Around that time, after two decades of feeling bitterly angry with Pat, I had decided to make peace. He had shown a few films at S.P.A.C.E., supported our farmers market and lent us some lighting equipment. I really hoped that he would bring some stability to the community but boy was I wrong. In my support letter I said “now is the time to put aside our differences, to accept that we are all in the same canoe and to start paddling together. If we don’t we are doomed to continue going around in circles and only getting more frustrated. I have put aside my past prejudices and judgements. Pat has some excellent ideas and the courage to step forward into the fray to present them. I hope that you, and other residents, will respectfully and appreciatively honor the contribution that Pat is willing to make. I sincerely ask each of you to help Pat make the diversity that is Seaview a strength and not the disaster that it currently appears to be. In light of the last two years slide into chaos I suggest that Pat deserves a chance, a good chance to bring us back together. I don’t see any other way out of our crisis, do you?”

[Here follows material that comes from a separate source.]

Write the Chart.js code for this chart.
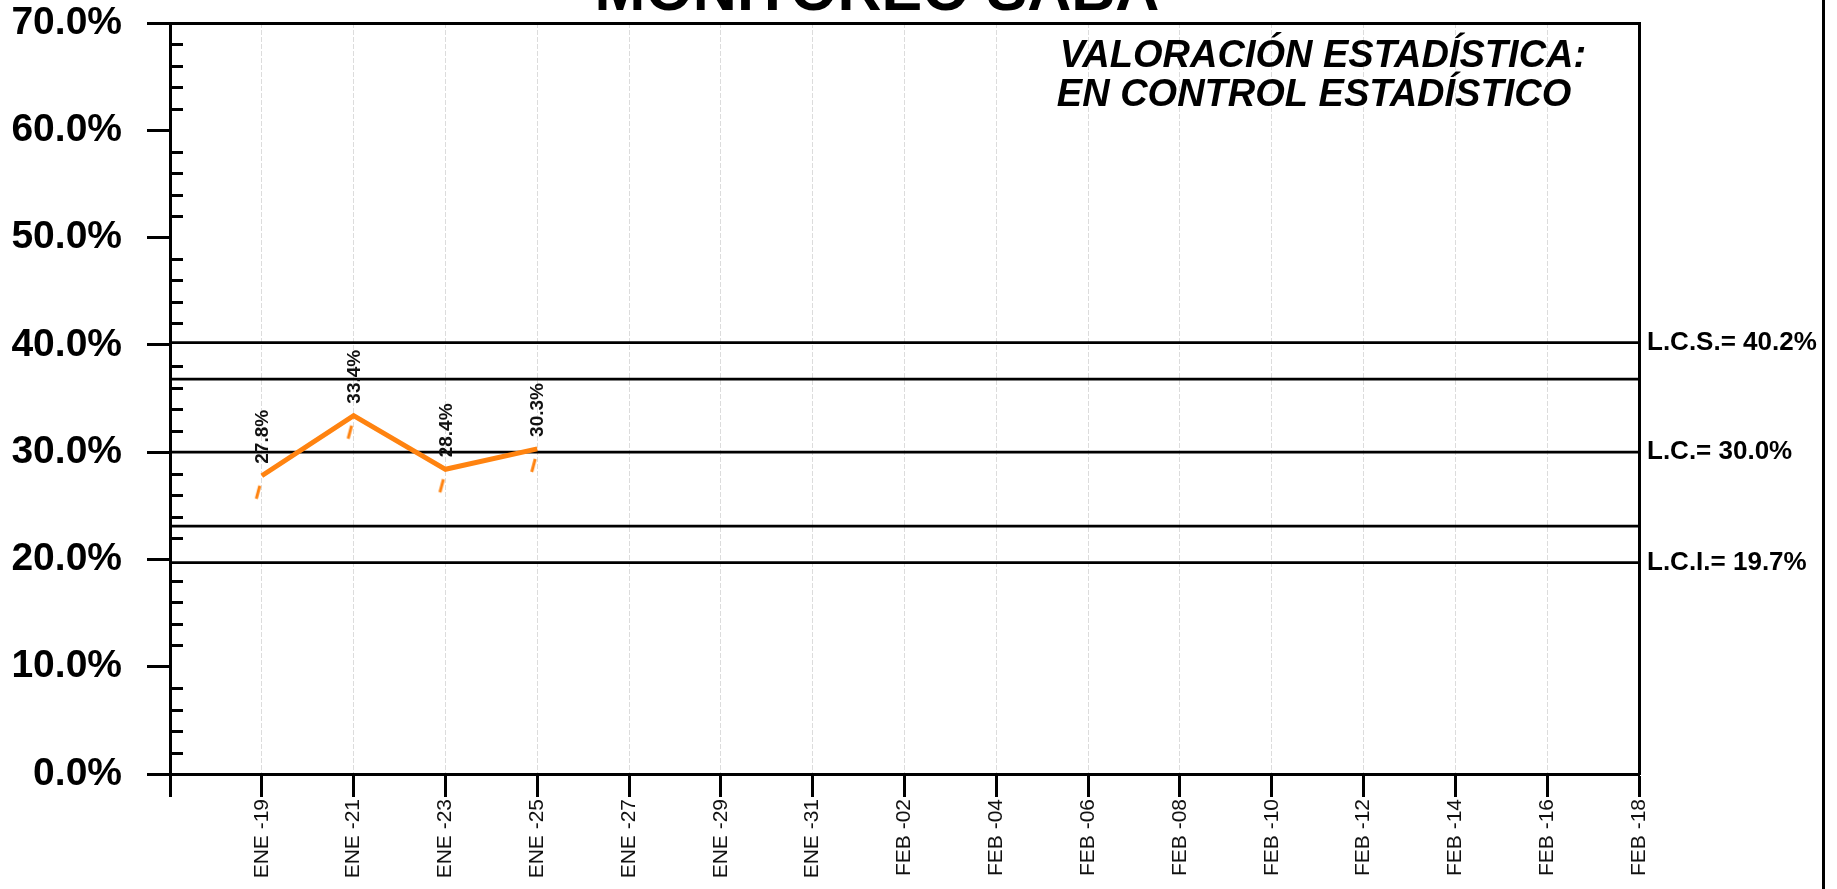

It was a huge shock to have Pat running KSECA but to his credit he put out a lot of energy and made a concerted effort to bring a positive focus to the board. Predictably, he failed miserably and the dissension only grew. His parliamentary methodology jarred with almost everyone plus he commandeered the meeting tape recorders, took the keys other Board officers needed to perform their jobs and set himself up as the RULER, instead of Leader. Even people who had voted for him turned against him. The whole episode did nothing to improve his popularity with Seaview residents.
And so the battle raged on with the board planning to meet without him. Pat threatened lawsuits and a letter from his lawyer was intimidating enough to stop the functioning of the Board for a few months. It threatened KSECA with thousands of dollars in legal fees unless they waited to elect new board members and officers at the April Annual General Membership meeting.
On April 28th 2013 the long and tedious five hour AGM meeting was initially called to order by a subdued Pat acting as President but, following the suggestion of the Former President’s Committee, it was then facilitated by an impartial professional. New board members were duly elected to fill the vacancies and officers were chosen. Pat Rocco was relegated to a Director-at-large but was then forced to step down due to his conflict of interest as a plaintiff.
At the July Board meeting the new President announced that another law suit had been filed by Pat and then in December Pat filed a small claims court suit against the KSECA president. Three separate law suits instigated by Pat Rocco against KSECA dragged through the courts until December 2015 when the judge wisely dismissed them all. It was an expensive victory for KSECA and one that caused lots of stress and took up way too much time and energy for the volunteer board members.
Pat (and his partner) moved to Southern California and Pat passed away in 2018. As his obituary says, ” he will be greatly missed.” He will be remembered, but perhaps revered more by the gay soft porn world than by Seaview residents.
More about Pat from Hazen: I loved seeing him blasting around on his scooter with a trail of black smoke behind him, his toupee flapping in the wind. His badly cut and pasted Holiday CDs with obviously doctored images of him with presidents never failed to make me laugh and cringe. He was huge… in his mind, and a misguided person, but if only his ego had not blinded him so much, he would have been greatly loved.